- **WHAT YOU HAVE TO DO**
Set down each line from the one containing "Rebuild this chart as a web page, using D3.js." to the one containing "const yTicks = [0, 10, 20, 30, 40, 50, 60, 70];", inclusive, exactly as written and with nothing further.

[Figure scripts]
>>>>

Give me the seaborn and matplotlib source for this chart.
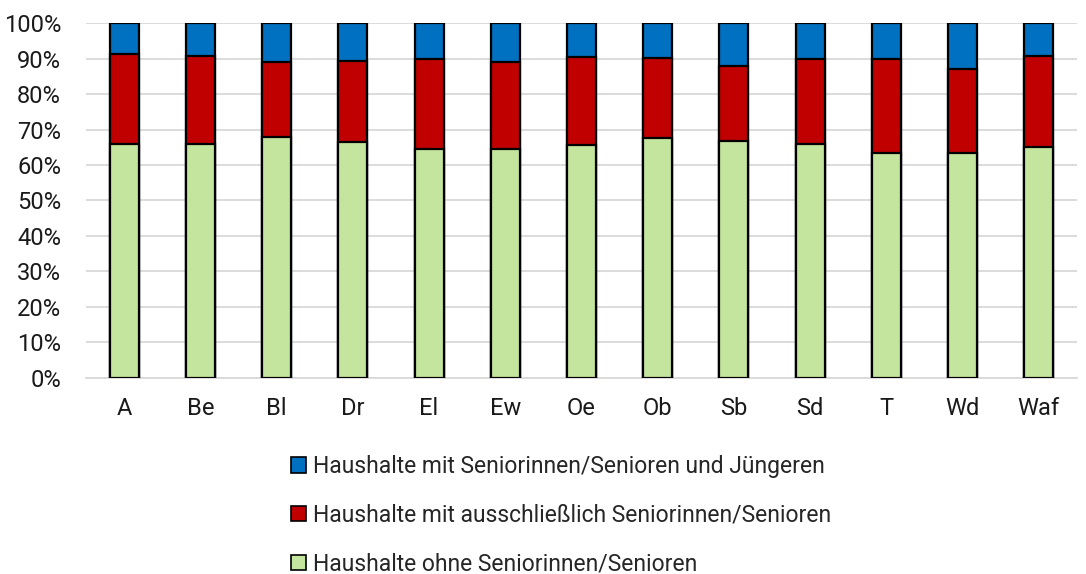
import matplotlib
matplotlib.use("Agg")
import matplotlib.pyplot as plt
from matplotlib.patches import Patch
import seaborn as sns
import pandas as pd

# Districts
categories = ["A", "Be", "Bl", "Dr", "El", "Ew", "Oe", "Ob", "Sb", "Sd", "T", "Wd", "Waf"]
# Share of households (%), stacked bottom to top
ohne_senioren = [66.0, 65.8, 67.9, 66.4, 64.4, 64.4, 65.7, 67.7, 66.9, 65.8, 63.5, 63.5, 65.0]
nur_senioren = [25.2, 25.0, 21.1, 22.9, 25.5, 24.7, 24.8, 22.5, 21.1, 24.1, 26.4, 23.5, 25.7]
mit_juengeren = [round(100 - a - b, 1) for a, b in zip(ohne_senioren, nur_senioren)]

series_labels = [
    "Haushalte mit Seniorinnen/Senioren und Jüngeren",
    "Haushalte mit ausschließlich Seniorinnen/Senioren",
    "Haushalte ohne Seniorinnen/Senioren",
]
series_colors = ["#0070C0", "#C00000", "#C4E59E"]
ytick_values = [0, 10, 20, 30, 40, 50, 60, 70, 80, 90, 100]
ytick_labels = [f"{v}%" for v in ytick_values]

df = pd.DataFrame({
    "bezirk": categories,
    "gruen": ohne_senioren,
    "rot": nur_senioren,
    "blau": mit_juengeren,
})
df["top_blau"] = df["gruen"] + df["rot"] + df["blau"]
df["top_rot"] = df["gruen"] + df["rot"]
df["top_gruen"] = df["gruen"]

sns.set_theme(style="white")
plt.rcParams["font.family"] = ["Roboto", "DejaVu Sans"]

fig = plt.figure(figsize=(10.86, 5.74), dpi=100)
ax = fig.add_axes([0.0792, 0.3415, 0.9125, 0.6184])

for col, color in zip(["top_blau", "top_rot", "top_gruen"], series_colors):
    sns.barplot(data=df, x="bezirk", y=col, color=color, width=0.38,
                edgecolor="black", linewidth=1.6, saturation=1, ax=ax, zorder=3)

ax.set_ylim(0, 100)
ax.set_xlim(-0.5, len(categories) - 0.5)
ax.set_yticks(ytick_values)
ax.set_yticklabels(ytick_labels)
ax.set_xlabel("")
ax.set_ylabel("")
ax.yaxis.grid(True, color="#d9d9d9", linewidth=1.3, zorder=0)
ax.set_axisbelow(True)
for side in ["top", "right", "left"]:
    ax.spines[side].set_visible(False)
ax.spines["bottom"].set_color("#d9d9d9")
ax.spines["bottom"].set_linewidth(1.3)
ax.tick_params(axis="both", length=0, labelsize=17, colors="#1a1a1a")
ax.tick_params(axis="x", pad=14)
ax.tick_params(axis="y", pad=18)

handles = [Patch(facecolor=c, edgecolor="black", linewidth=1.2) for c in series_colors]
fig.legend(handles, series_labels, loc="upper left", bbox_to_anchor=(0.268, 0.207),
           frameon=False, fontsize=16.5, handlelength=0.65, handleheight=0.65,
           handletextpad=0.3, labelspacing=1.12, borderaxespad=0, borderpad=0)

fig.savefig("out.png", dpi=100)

<<<<
>>>>

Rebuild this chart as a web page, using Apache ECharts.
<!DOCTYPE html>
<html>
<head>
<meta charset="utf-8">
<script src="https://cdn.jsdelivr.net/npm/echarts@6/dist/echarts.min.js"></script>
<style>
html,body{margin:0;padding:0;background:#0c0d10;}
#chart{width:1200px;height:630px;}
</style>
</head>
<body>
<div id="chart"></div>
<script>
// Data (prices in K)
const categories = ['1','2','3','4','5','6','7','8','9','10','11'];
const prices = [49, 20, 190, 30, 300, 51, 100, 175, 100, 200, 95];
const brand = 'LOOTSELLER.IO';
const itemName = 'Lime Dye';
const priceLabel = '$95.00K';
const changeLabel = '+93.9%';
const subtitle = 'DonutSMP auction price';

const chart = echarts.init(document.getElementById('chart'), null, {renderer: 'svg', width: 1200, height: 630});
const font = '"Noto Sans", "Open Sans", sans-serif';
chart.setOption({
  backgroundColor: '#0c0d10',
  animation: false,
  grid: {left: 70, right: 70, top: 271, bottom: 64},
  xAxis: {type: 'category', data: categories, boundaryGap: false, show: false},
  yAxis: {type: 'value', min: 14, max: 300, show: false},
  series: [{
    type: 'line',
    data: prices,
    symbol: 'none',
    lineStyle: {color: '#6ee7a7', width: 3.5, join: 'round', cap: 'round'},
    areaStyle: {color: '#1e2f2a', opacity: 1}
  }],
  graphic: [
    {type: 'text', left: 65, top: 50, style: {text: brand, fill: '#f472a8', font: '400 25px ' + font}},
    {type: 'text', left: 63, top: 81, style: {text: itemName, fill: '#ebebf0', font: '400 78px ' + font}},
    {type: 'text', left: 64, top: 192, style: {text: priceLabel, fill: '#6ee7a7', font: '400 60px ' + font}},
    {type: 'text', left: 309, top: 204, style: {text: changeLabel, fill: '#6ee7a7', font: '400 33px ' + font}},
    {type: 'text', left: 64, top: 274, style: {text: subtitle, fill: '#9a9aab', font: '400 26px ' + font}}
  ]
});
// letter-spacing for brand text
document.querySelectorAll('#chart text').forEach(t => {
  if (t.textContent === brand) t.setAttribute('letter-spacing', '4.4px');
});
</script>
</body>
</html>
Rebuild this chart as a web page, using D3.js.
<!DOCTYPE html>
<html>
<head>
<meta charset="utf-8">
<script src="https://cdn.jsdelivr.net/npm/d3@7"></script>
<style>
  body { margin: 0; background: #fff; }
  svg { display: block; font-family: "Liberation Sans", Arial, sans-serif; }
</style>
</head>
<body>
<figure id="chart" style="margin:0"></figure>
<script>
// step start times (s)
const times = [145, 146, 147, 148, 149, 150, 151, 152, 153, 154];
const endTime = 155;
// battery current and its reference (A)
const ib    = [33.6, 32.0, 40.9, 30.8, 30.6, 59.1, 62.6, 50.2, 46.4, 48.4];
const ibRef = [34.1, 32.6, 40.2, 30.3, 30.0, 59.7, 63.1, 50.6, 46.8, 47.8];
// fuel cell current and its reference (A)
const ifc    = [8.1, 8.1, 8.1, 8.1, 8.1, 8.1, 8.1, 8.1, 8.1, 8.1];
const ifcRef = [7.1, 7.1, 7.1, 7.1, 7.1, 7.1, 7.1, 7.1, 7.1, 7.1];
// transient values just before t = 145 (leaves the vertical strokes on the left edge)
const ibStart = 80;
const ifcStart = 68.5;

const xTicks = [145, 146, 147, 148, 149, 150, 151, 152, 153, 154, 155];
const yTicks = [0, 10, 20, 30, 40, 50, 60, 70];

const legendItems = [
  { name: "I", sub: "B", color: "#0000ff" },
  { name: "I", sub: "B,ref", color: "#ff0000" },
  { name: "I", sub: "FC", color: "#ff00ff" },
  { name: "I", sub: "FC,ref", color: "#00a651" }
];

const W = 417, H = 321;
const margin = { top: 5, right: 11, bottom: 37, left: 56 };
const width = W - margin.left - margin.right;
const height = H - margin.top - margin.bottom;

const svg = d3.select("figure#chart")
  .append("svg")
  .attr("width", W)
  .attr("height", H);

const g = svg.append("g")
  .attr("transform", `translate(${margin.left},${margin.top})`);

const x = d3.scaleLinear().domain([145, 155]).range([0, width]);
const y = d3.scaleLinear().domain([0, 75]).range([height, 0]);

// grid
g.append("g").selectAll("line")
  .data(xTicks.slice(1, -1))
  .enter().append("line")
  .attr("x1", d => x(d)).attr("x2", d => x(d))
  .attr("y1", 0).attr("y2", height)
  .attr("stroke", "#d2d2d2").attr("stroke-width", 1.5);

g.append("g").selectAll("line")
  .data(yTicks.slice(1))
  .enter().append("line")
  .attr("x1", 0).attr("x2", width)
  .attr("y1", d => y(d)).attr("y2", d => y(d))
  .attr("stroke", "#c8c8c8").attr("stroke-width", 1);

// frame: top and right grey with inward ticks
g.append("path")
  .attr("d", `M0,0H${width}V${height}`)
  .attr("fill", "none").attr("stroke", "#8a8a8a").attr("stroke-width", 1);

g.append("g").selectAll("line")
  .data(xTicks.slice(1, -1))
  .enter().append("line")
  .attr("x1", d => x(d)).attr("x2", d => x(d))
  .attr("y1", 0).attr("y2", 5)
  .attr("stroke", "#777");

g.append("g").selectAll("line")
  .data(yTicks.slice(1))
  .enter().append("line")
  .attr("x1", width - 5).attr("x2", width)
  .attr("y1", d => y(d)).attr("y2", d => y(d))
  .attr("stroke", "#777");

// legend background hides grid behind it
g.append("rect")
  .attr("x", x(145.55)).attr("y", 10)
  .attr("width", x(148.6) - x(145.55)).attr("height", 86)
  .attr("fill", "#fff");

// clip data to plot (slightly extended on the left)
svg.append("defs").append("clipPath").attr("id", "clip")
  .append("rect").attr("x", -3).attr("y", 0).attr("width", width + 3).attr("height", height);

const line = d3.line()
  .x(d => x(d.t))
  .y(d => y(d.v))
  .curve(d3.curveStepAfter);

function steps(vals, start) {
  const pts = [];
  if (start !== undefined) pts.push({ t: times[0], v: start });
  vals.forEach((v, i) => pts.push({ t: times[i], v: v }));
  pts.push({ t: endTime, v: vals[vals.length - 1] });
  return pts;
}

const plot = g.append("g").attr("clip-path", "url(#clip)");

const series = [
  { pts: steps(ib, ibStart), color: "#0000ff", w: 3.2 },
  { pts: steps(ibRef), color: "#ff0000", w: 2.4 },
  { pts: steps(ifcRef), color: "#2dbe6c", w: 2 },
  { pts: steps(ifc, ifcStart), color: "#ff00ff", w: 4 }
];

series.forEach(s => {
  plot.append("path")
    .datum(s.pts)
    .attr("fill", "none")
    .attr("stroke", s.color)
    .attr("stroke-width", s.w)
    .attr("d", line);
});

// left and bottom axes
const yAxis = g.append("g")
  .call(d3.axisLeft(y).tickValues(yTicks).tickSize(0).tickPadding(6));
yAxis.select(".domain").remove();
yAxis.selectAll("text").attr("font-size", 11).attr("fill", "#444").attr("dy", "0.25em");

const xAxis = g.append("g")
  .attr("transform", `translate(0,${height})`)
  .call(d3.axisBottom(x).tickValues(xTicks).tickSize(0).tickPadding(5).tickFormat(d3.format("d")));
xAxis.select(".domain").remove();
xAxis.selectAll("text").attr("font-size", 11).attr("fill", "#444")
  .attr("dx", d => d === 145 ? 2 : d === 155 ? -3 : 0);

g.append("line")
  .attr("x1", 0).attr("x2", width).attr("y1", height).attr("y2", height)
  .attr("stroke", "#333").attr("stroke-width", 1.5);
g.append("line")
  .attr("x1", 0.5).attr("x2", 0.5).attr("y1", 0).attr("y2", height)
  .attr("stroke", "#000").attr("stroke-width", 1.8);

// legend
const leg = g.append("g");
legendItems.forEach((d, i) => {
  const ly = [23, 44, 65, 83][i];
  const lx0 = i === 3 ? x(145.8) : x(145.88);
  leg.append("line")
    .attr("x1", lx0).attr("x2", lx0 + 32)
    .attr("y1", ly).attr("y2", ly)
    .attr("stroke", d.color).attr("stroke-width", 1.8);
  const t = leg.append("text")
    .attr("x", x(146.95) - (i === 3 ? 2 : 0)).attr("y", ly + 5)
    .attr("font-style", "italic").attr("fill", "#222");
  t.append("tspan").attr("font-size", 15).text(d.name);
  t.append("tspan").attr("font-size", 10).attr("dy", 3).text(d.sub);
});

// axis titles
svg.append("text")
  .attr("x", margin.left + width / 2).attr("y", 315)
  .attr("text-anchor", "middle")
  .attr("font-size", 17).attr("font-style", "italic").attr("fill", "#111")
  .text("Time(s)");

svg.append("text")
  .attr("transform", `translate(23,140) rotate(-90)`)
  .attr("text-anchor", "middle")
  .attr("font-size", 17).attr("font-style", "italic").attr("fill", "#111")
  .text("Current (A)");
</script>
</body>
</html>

<<<<
>>>>

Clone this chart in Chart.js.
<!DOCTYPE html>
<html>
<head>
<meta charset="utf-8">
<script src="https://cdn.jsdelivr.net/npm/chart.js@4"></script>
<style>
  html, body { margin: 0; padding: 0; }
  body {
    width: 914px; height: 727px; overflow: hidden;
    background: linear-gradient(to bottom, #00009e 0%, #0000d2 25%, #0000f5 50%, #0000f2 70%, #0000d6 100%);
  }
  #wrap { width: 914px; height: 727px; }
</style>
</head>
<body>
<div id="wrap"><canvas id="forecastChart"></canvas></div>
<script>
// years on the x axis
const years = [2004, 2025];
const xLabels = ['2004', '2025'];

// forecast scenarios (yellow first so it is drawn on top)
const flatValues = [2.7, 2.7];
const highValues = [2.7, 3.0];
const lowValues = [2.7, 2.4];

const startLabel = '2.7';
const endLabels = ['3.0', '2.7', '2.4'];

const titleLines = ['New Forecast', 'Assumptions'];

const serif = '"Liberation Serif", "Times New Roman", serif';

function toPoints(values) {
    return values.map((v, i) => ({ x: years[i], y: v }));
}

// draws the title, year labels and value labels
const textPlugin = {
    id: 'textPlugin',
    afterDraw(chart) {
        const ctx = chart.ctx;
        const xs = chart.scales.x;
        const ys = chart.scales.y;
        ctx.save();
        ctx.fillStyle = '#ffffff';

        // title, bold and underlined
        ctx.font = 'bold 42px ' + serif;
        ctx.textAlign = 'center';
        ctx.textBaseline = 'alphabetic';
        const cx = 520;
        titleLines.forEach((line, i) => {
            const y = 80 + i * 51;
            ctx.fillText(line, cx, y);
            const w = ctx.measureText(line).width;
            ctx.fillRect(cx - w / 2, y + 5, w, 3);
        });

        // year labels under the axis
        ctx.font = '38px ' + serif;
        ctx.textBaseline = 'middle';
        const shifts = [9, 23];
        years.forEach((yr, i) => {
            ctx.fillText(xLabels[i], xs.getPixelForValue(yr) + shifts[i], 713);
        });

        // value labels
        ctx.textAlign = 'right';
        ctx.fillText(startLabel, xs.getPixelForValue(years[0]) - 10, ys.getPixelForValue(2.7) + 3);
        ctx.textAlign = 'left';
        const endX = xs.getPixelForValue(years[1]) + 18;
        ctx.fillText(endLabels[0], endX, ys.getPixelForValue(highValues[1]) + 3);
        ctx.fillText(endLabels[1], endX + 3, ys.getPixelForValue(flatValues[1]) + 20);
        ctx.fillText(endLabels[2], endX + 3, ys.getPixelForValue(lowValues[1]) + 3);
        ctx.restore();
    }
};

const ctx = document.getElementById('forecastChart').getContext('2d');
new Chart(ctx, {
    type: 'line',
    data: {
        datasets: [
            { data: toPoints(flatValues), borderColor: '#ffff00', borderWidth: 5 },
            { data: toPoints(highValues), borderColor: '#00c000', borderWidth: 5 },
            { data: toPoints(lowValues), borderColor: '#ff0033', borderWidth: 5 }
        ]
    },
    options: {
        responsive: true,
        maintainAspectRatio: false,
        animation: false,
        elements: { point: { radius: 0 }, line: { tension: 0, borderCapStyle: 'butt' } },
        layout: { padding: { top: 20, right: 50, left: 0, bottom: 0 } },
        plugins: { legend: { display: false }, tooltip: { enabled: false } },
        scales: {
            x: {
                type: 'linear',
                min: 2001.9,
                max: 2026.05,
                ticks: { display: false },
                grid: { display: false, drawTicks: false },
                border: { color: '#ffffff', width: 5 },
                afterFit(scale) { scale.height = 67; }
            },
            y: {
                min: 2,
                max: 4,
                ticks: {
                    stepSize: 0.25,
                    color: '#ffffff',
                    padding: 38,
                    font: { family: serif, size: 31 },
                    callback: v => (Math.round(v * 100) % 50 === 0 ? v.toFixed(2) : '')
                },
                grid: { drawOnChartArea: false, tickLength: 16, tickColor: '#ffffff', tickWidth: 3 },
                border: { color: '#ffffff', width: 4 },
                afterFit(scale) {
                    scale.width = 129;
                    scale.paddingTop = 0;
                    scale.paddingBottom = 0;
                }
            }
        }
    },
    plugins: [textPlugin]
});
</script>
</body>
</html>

<<<<

- **SOLUTION**
Rebuild this chart as a web page, using D3.js.
<!DOCTYPE html>
<html>
<head>
<meta charset="utf-8">
<script src="https://cdn.jsdelivr.net/npm/d3@7"></script>
<style>
  body { margin: 0; background: #fff; }
  svg { display: block; font-family: "Liberation Sans", Arial, sans-serif; }
</style>
</head>
<body>
<figure id="chart" style="margin:0"></figure>
<script>
// step start times (s)
const times = [145, 146, 147, 148, 149, 150, 151, 152, 153, 154];
const endTime = 155;
// battery current and its reference (A)
const ib    = [33.6, 32.0, 40.9, 30.8, 30.6, 59.1, 62.6, 50.2, 46.4, 48.4];
const ibRef = [34.1, 32.6, 40.2, 30.3, 30.0, 59.7, 63.1, 50.6, 46.8, 47.8];
// fuel cell current and its reference (A)
const ifc    = [8.1, 8.1, 8.1, 8.1, 8.1, 8.1, 8.1, 8.1, 8.1, 8.1];
const ifcRef = [7.1, 7.1, 7.1, 7.1, 7.1, 7.1, 7.1, 7.1, 7.1, 7.1];
// transient values just before t = 145 (leaves the vertical strokes on the left edge)
const ibStart = 80;
const ifcStart = 68.5;

const xTicks = [145, 146, 147, 148, 149, 150, 151, 152, 153, 154, 155];
const yTicks = [0, 10, 20, 30, 40, 50, 60, 70];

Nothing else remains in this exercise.